## [WRITTEN PROBLEM]
Calculate how many lines in the following records hold the word "chart", and report that number without comment.

## [DATA ENTRIES]
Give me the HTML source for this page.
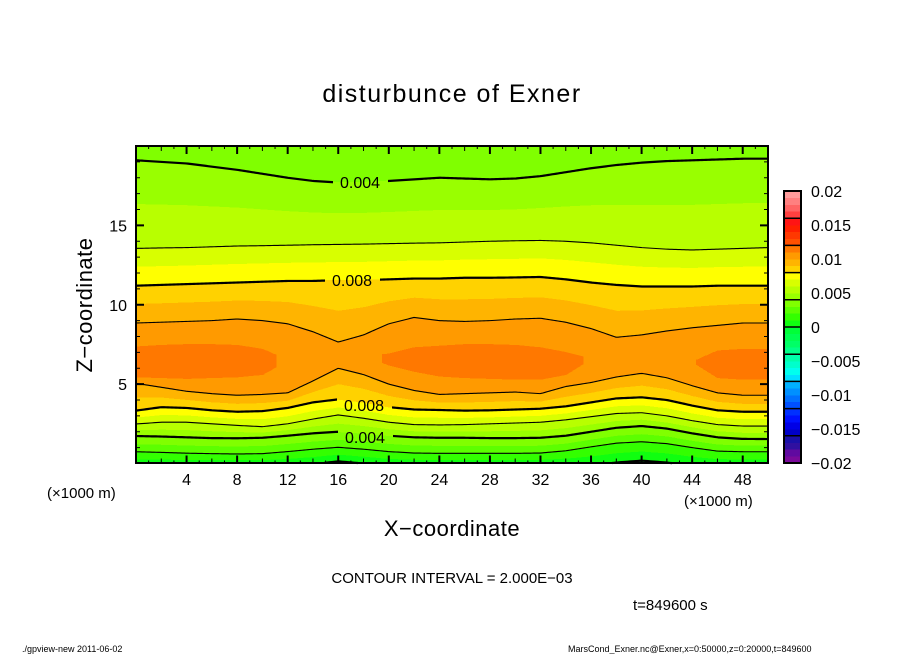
<!DOCTYPE html>
<html><head><meta charset="utf-8">
<style>
html,body{margin:0;padding:0;background:#fff;}
svg{display:block;}
text{font-family:"Liberation Sans",sans-serif;fill:#000;}
</style></head>
<body>
<svg id="chart" width="904" height="654" viewBox="0 0 904 654" xmlns="http://www.w3.org/2000/svg">
  <text x="452" y="102" text-anchor="middle" font-size="25" letter-spacing="1.5">disturbunce of Exner</text>
  <g id="fills"></g>
  <g id="lines" mask="url(#labelMask)"></g>
  <defs>
    <mask id="labelMask" maskUnits="userSpaceOnUse" x="0" y="0" width="904" height="654">
      <rect x="0" y="0" width="904" height="654" fill="#fff"/>
      <rect x="333" y="173" width="55" height="18" fill="#000"/>
      <rect x="325" y="271" width="55" height="18" fill="#000"/>
      <rect x="337" y="396" width="55" height="18" fill="#000"/>
      <rect x="338" y="428" width="55" height="18" fill="#000"/>
    </mask>
  </defs>
  <g font-size="16">
    <text x="360" y="188" text-anchor="middle">0.004</text>
    <text x="352" y="286" text-anchor="middle">0.008</text>
    <text x="364" y="411" text-anchor="middle">0.008</text>
    <text x="365" y="443" text-anchor="middle">0.004</text>
  </g>
  <g id="ticks"></g>
  <rect x="136" y="146" width="632" height="317" fill="none" stroke="#000" stroke-width="2"/>
  <g id="ylabels" font-size="16"></g>
  <g id="xlabels" font-size="16"></g>
  <text transform="translate(92,305) rotate(-90)" text-anchor="middle" font-size="22" letter-spacing="0.5">Z−coordinate</text>
  <text x="452" y="536" text-anchor="middle" font-size="22" letter-spacing="0.5">X−coordinate</text>
  <text x="47" y="498" font-size="15">(×1000 m)</text>
  <text x="684" y="506" font-size="15">(×1000 m)</text>
  <text x="452" y="583" text-anchor="middle" font-size="15">CONTOUR INTERVAL = 2.000E−03</text>
  <text x="633" y="610" font-size="15">t=849600 s</text>
  <text x="22" y="652" font-size="9">./gpview-new   2011-06-02</text>
  <text x="568" y="652" font-size="9">MarsCond_Exner.nc@Exner,x=0:50000,z=0:20000,t=849600</text>
  <g id="colorbar"></g>
  <g id="cblabels" font-size="16"></g>
</svg>
<script>
// ---- data (x in km every 2 km; heights of contour levels in km) ----
const xKm = [0,2,4,6,8,10,12,14,16,18,20,22,24,26,28,30,32,34,36,38,40,42,44,46,48,50];
const surfaceVal = [0.0004,0.0004,0.0004,0.0004,0.0004,0.0004,0.0003,0.0001,-0.0003,0.0000,0.0003,0.0004,0.0004,0.0004,0.0004,0.0004,0.0004,0.0003,0.0002,-0.0001,-0.0003,-0.0001,0.0002,0.0004,0.0004,0.0004];
const low002 = [0.74,0.7,0.65,0.62,0.6,0.62,0.75,0.9,1.02,0.9,0.75,0.66,0.64,0.64,0.64,0.64,0.66,0.8,1.05,1.28,1.37,1.25,1.0,0.78,0.74,0.74];
const low004 = [1.73,1.7,1.65,1.6,1.59,1.62,1.75,1.9,2.0,1.9,1.75,1.65,1.62,1.62,1.6,1.6,1.62,1.75,2.0,2.25,2.36,2.2,1.9,1.65,1.55,1.54];
const low006 = [2.49,2.6,2.6,2.5,2.4,2.32,2.5,2.8,3.06,2.85,2.6,2.45,2.43,2.45,2.5,2.55,2.6,2.75,2.95,3.15,3.2,3.0,2.7,2.45,2.36,2.36];
const low008 = [3.33,3.55,3.5,3.35,3.26,3.3,3.5,3.85,4.04,3.85,3.55,3.4,3.37,3.33,3.35,3.4,3.45,3.6,3.85,4.1,4.17,4.0,3.65,3.35,3.26,3.26];
const low010 = [5.05,4.8,4.55,4.4,4.3,4.35,4.45,5.2,6.0,5.6,5.0,4.6,4.35,4.4,4.45,4.5,4.4,4.85,5.1,5.45,5.68,5.4,4.9,4.45,4.3,4.3];
const peakZ = [6.3,6.3,6.4,6.4,6.4,6.4,6.5,6.7,6.8,6.8,6.6,6.5,6.45,6.4,6.4,6.4,6.3,6.3,6.6,6.8,6.9,6.8,6.4,6.25,6.25,6.25];
const peakVal = [0.0117,0.0117,0.0117,0.0117,0.0117,0.0115,0.0106,0.0104,0.0104,0.0105,0.0112,0.0116,0.0117,0.0117,0.0117,0.0117,0.0116,0.0114,0.0108,0.0106,0.0106,0.0107,0.0109,0.0115,0.0117,0.0117];
const core011Lo = [5.45,5.4,5.35,5.4,5.45,5.6,6.5,6.7,6.8,6.8,6.2,5.8,5.5,5.4,5.35,5.3,5.3,5.6,6.6,6.8,6.9,6.8,6.4,5.4,5.3,5.3];
const core011Hi = [7.35,7.45,7.5,7.5,7.45,7.2,6.5,6.7,6.8,6.8,6.9,7.3,7.4,7.5,7.5,7.45,7.3,7.0,6.6,6.8,6.9,6.8,6.4,7.1,7.2,7.2];
const up010 = [8.85,8.9,8.95,9.0,9.1,9.0,8.8,8.3,7.65,8.1,8.8,9.2,9.0,8.95,9.0,9.1,9.15,8.9,8.5,7.95,8.1,8.35,8.55,8.7,8.85,8.85];
const up008 = [11.2,11.25,11.3,11.35,11.4,11.45,11.5,11.5,11.55,11.55,11.6,11.65,11.65,11.7,11.7,11.72,11.75,11.6,11.4,11.25,11.15,11.15,11.15,11.2,11.2,11.2];
const up006 = [13.55,13.58,13.6,13.65,13.7,13.72,13.75,13.78,13.8,13.82,13.85,13.88,13.9,13.95,14.0,14.03,14.05,14.0,13.9,13.75,13.6,13.5,13.45,13.5,13.55,13.6];
const up004 = [19.1,19.0,18.9,18.7,18.5,18.25,18.0,17.8,17.7,17.72,17.8,17.9,18.0,17.95,17.9,17.95,18.1,18.35,18.6,18.8,18.95,19.05,19.1,19.15,19.2,19.2];
const topVal = [0.0035,0.0035,0.0035,0.0035,0.0035,0.0035,0.0035,0.0035,0.0035,0.0035,0.0035,0.0035,0.0035,0.0035,0.0035,0.0035,0.0035,0.0035,0.0035,0.0035,0.0035,0.0035,0.0035,0.0035,0.0035,0.0035];
const lineLevels = [0, 0.002, 0.004, 0.006, 0.008, 0.010];
const bandColors = ["#7a0a9a","#600aa0","#3010a0","#1a10a8","#0000c8","#0000e6","#0010ff","#0030ff","#0050ff","#0070ff","#0090ff","#00b0ff","#00e0ff","#00ffee","#00ffcc","#00ffaa","#00ff88","#00ff66","#00ff50","#00ff38","#10ff10","#33ff00","#5cff00","#80ff00","#99ff00","#b8ff00","#d8ff00","#ffff00","#ffd200","#ffb400","#ff9a00","#ff7800","#ff5000","#ff3800","#ff2000","#ff1414","#ff4040","#ff6464","#ff8080","#ff9c9c"];
const cbTickVals = [0.02,0.015,0.01,0.005,0,-0.005,-0.01,-0.015,-0.02];
const cbTickText = ["0.02","0.015","0.01","0.005","0","−0.005","−0.01","−0.015","−0.02"];
const xTickVals = [4,8,12,16,20,24,28,32,36,40,44,48];
const yTickVals = [5,10,15];

// ---- axes ----
const NS = "http://www.w3.org/2000/svg";
const X0=136, X1=768, Y0=463.5, Y1=146;
const xScale = km => X0 + (km/50)*(X1-X0);
const zScale = z => Y0 - (z/20)*(Y0-Y1);
const CB_TOP=191, CB_BOT=463, CB_X=784, CB_W=17;
const cbScale = v => CB_BOT - (v+0.02)/0.04*(CB_BOT-CB_TOP);
const STEP = 0.001;

function mk(tag, attrs, parent){
  const e = document.createElementNS(NS, tag);
  for (const k in attrs) e.setAttribute(k, attrs[k]);
  parent.appendChild(e); return e;
}
function interpArr(arr, km){
  let i = Math.floor(km/2); if (i>=arr.length-1) i = arr.length-2; if (i<0) i=0;
  const t = (km - xKm[i])/(xKm[i+1]-xKm[i]);
  return arr[i]*(1-t) + arr[i+1]*t;
}
function profile(km){
  const pv = interpArr(peakVal,km), pz = interpArr(peakZ,km);
  const P = [
    [0, interpArr(surfaceVal,km)],
    [interpArr(low002,km), 0.002],
    [interpArr(low004,km), 0.004],
    [interpArr(low006,km), 0.006],
    [interpArr(low008,km), 0.008],
    [interpArr(low010,km), 0.010]
  ];
  let peakIdx;
  if (pv > 0.011){
    const lo = Math.min(interpArr(core011Lo,km), pz-0.01), hi = Math.max(interpArr(core011Hi,km), pz+0.01);
    P.push([lo, 0.011]); peakIdx = P.length; P.push([(lo+hi)/2, pv]); P.push([hi, 0.011]);
  } else { peakIdx = P.length; P.push([pz, pv]); }
  P.push([interpArr(up010,km), 0.010],[interpArr(up008,km), 0.008],[interpArr(up006,km), 0.006],[interpArr(up004,km), 0.004],[20, interpArr(topVal,km)]);
  P.peakIdx = peakIdx;
  return P;
}

// ---- filled bands ----
const fills = document.getElementById('fills');
const bandPaths = bandColors.map(()=> "");
const colW = 1;
for (let px = X0; px < X1; px += colW){
  const km = ((px + colW/2) - X0)/(X1-X0)*50;
  const P = profile(km);
  for (let s=0; s<P.length-1; s++){
    const [za,va] = P[s], [zb,vb] = P[s+1];
    if (zb <= za) continue;
    const lo = Math.min(va,vb), hi = Math.max(va,vb);
    const cuts = [];
    for (let k = Math.ceil(lo/STEP - 1e-9); k*STEP < hi - 1e-12; k++){
      const th = k*STEP; if (th<=lo + 1e-12) continue;
      cuts.push(za + (th-va)/(vb-va)*(zb-za));
    }
    cuts.sort((a,b)=> a-b);
    const pts = [za, ...cuts, zb];
    for (let j=0; j<pts.length-1; j++){
      const zm = (pts[j]+pts[j+1])/2;
      const vm = va + (zm-za)/(zb-za)*(vb-va);
      let b = Math.floor((vm+0.02)/STEP + 1e-9); b = Math.max(0, Math.min(bandColors.length-1, b));
      const yTop = zScale(pts[j+1]), yBot = zScale(pts[j]);
      bandPaths[b] += `M${px} ${(yTop-0.3).toFixed(2)}h${colW+0.4}V${(yBot+0.3).toFixed(2)}h${-(colW+0.4)}Z`;
    }
  }
}
bandPaths.forEach((d,i)=>{
  if (!d) return;
  const p = mk('path', {d:d, fill:bandColors[i], stroke:'none', 'shape-rendering':'crispEdges'}, fills);
  
  
});

// ---- contour lines ----
const linesG = document.getElementById('lines');
function crossing(P, L, branch){
  const rng = branch==='low' ? [0,P.peakIdx] : [P.peakIdx,P.length-1];
  for (let s=rng[0]; s<rng[1]; s++){
    const [za,va] = P[s], [zb,vb] = P[s+1];
    if ((va-L)*(vb-L) <= 0 && va!==vb){
      return za + (L-va)/(vb-va)*(zb-za);
    }
  }
  return null;
}
lineLevels.forEach(L=>{
  ['low','up'].forEach(br=>{
    let d = "", pen = false;
    for (let px = X0; px <= X1; px += 2){
      const km = (px-X0)/(X1-X0)*50;
      const z = crossing(profile(km), L, br);
      if (z===null || z<=0.02){ pen=false; continue; }
      d += (pen?'L':'M') + px + ' ' + zScale(z).toFixed(2);
      pen = true;
    }
    if (!d) return;
    const thick = Math.abs(Math.round(L/0.002)) % 2 === 0;
    const p = mk('path', {d:d, fill:'none', stroke:'#000', 'stroke-width': thick?2.2:1.1, 'stroke-linejoin':'round'}, linesG);
    
    
  });
});

// ---- ticks ----
const ticks = document.getElementById('ticks');
for (let k=1; k<50; k++){
  const x = xScale(k), len = (k%4===0) ? 8 : (k%2===0 ? 5 : 3);
  mk('line', {x1:x, x2:x, y1:Y0, y2:Y0-len, stroke:'#000', 'stroke-width': k%4===0?2:1}, ticks);
  mk('line', {x1:x, x2:x, y1:Y1, y2:Y1+len, stroke:'#000', 'stroke-width': k%4===0?2:1}, ticks);
}
for (let z=1; z<20; z++){
  const y = zScale(z), len = (z%5===0) ? 8 : 4;
  mk('line', {x1:X0, x2:X0+len, y1:y, y2:y, stroke:'#000', 'stroke-width': z%5===0?2:1}, ticks);
  mk('line', {x1:X1, x2:X1-len, y1:y, y2:y, stroke:'#000', 'stroke-width': z%5===0?2:1}, ticks);
}
const xl = document.getElementById('xlabels');
xTickVals.forEach(v=>{
  const t = mk('text', {x:xScale(v), y:485, 'text-anchor':'middle'}, xl);
  t.textContent = v;
  
  
});
const yl = document.getElementById('ylabels');
yTickVals.forEach(v=>{
  const t = mk('text', {x:127, y:zScale(v)+6, 'text-anchor':'end'}, yl);
  t.textContent = v;
  
  
});

// ---- colorbar ----
const cb = document.getElementById('colorbar');
bandColors.forEach((c,i)=>{
  const v0 = -0.02 + i*STEP, v1 = v0 + STEP;
  const r = mk('rect', {x:CB_X, y:cbScale(v1), width:CB_W, height:cbScale(v0)-cbScale(v1)+0.3, fill:c, 'shape-rendering':'crispEdges'}, cb);
  
  
});
for (let k=-4; k<=4; k++){
  const y = cbScale(k*0.004);
  mk('line', {x1:CB_X, x2:CB_X+CB_W, y1:y, y2:y, stroke:'#000', 'stroke-width':1.5}, cb);
}
mk('rect', {x:CB_X, y:CB_TOP, width:CB_W, height:CB_BOT-CB_TOP, fill:'none', stroke:'#000', 'stroke-width':2}, cb);
const cbl = document.getElementById('cblabels');
cbTickVals.forEach((v,i)=>{
  const t = mk('text', {x:811, y:cbScale(v)+6}, cbl);
  t.textContent = cbTickText[i];
  
  
});
</script>
</body></html>
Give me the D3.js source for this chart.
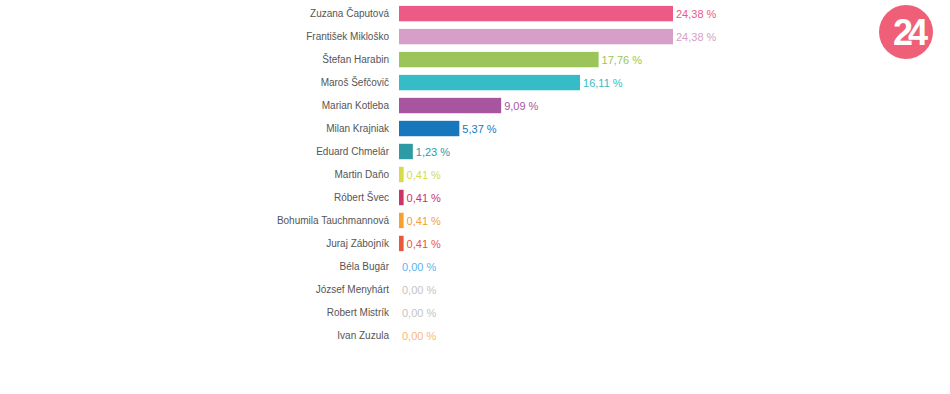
<!DOCTYPE html>
<html><head><meta charset="utf-8">
<script src="https://cdn.jsdelivr.net/npm/d3@7"></script>
<style>
html,body{margin:0;padding:0;background:#fff;}
svg{display:block;font-family:"Liberation Sans",Arial,sans-serif;}
</style></head>
<body>
<svg id="chart" width="950" height="394"></svg>
<script>
const candidates = ["Zuzana Čaputová","František Mikloško","Štefan Harabin","Maroš Šefčovič","Marian Kotleba","Milan Krajniak","Eduard Chmelár","Martin Daňo","Róbert Švec","Bohumila Tauchmannová","Juraj Zábojník","Béla Bugár","József Menyhárt","Robert Mistrík","Ivan Zuzula"];
const values = [24.38,24.38,17.76,16.11,9.09,5.37,1.23,0.41,0.41,0.41,0.41,0,0,0,0];
const colors = ["#ec5a85","#d69fc8","#9bc45a","#36bcc6","#a855a0","#1677bd","#2e9aa6","#d4dc4a","#cc3366","#f5a030","#e8583a","#5ab4ef","#c4c4c4","#c4c4c4","#f8b878"];

const svg = d3.select("#chart");
const x = d3.scaleLinear().domain([0,24.38]).range([399,673]);
const y = d3.scaleBand().domain(candidates).range([2,347]).paddingInner(0.33).paddingOuter(0.17);

const rows = svg.selectAll("g.row").data(candidates).join("g").attr("class","row");

rows.append("text")
  .attr("x",389).attr("y",d=>y(d)+y.bandwidth()/2)
  .attr("dy","0.35em").attr("text-anchor","end")
  .attr("font-size","10px").attr("fill","#555")
  .text(d=>d);

rows.append("rect")
  .attr("x",x(0)).attr("y",d=>y(d))
  .attr("width",(d,i)=>Math.max(0,x(values[i])-x(0)))
  .attr("height",y.bandwidth())
  .attr("fill",(d,i)=>colors[i])
  .attr("display",(d,i)=>values[i]>0?null:"none");

rows.append("text")
  .attr("x",(d,i)=>x(values[i])+3)
  .attr("y",d=>y(d)+y.bandwidth()/2)
  .attr("dy","0.4em")
  .attr("font-size","11px").attr("fill",(d,i)=>colors[i])
  .text((d,i)=>d3.format(".2f")(values[i]).replace(".",",")+" %");

// logo
const logo = svg.append("g").attr("transform","translate(906,32)");
logo.append("circle").attr("r",27).attr("fill","#ef5f77");
logo.append("text").attr("text-anchor","middle").attr("dy","0.36em").attr("x",2)
  .attr("font-size","36px").attr("font-weight","bold").attr("fill","#fff")
  .attr("letter-spacing","-5px").text("24");
</script>
</body></html>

## [TASK OUTPUT]
4